Galerie Jahn is opening an exhibition with works by the internationally renowned artists Till Freiwald, Andreas Lau and Harding Meyer on Wednesday, 28 February. The exhibition has been designed in collaboration with Harding Meyer and continues the tradition of engaging with the artistic subject matter of realism in painting.
The portraits painted by the three artists in the exhibition all belong to the tradition of portrait painting on the one hand and have a strong character of reference to contemporary conceptual art discourse on the other hand. Up until well into the 19th century, portraits were almost exclusively commissions that were primarily used to depict the client’s power. They were often an expression of outstanding wealth or portrayed exceptional acts or charitable deeds. This tradition declined in the 20th century though and the classic form of the portrait was replaced by the photographic portrait on paper first of all and then almost completely by the digital version on the Internet or in social media. While a representative or functional narrative was attributed to the portrait in the past, today’s digital form presents a multitude of different information including an individual’s habits alongside personal details. The digital self-portrait (also known as the selfie) has taken the place of the personal picture. The information related to the portrait is more comprehensive and doesn’t just visually depict the person but captures them in all their different facets. With a modern painted portrait, we are therefore no longer dealing with a commissioned work of art, an intended narrative, but rather a comprehensive digitalised package of information that the captured subject cannot control making them more like a subject that is being directed. A digital photo has become a code behind which a whole personality is hidden.

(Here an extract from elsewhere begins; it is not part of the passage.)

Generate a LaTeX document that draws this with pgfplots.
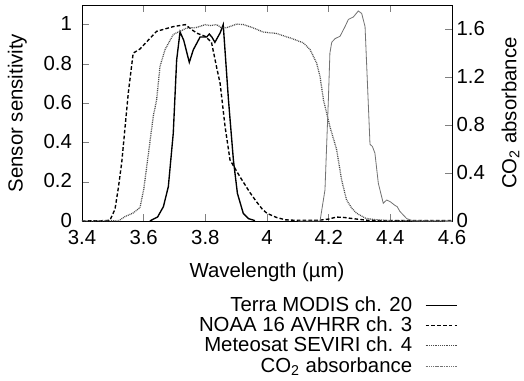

Harding Meyer creates his portraits using a traditional artistic painting process first of all. Due to the way the work is produced, its size and virtuosity though, viewing the picture produces a strong sense of irritation and a different experience to the current deluge of digital portraits. The aim is not perfect reproduction or realism, but rather people looking at the observer through a shimmering matrix of different overlapping information and narrative. Approachable and ready for communication but strangely inhibited. Till Freiwald’s watercolour portraits take common notions of watercolour technique to the absurd simply due to the sheer size of the subject. The artist’s consummate reproduction and extremely high degree of realism are astounding, in particular when you consider the stoically precise laser technology. Freiwald himself describes his artistic approach as being like a dialogue: “Working with a model can be like looking in a mirror; my view of the model is captured in their gaze.” Andreas Lau works with different sequentially conceived pictorial strategies from the modern era. He virtuously cultivates the technique of pointillism and op art in his works. He doesn’t do this in the same way as his contemporaries in the art movements mentioned though, but applies it using a compendium and background understanding of today’s technical possibilities. Nowadays, you can produce all kinds of effects in no time at all using basic image processing programmes. The fact that he uses the traditional, artistic technique of painting despite these possibilities, provides the first insight into what he requires of painting and art. The artist questions the portrait against the backdrop of media noise by leaving the portraits behind the matrix, similar to Harding Meyer’s interpretation.
So according to Wolf Guenter Thiel, when we’re talking about this exhibition and considering how its portraits differ from their historical predecessors, they are not commissioned portraits that are to symbolise beauty, social power or respect as the narrative. They are rather pictures of a research nature into the human image and into what constitutes the image of people today. For example, Harding Meyer sees the picture receded behind a digital matrix. The narrative attached to this digital picture is composed of all kinds of possible collected data that produces a superimposed picture of people. The person portrayed is no longer the master of their public image and others’ perception. Till Freiwald on the other hand takes the approach of a holistic view of the person, getting a picture of the person himself and producing it with an exactness and definition that are unusual for today’s images. The speed of producing pictures / selfies is clearly contradicted by the carefully, empathetically and slowed down picture. Andreas Lau in turn picks up on the idea of the picture as a digital image based on bits on the one hand and an information matrix on the other hand and tries to tune this perceived noise as if using an artistic synthesiser. The noise is interpreted as a sequence and recomposed. Resulting in the abstraction of the picture and a new harmonious, in itself coherent picture. A synthetic abstraction, if you like. The exhibition gives the observer a view of the current human image and the image of every individual human. It is fascinating and alarming at the same time. Caution is called for when handling and publishing your own image. Creating an awareness of this is a highly topical contemporary discourse of great importance for every single individual.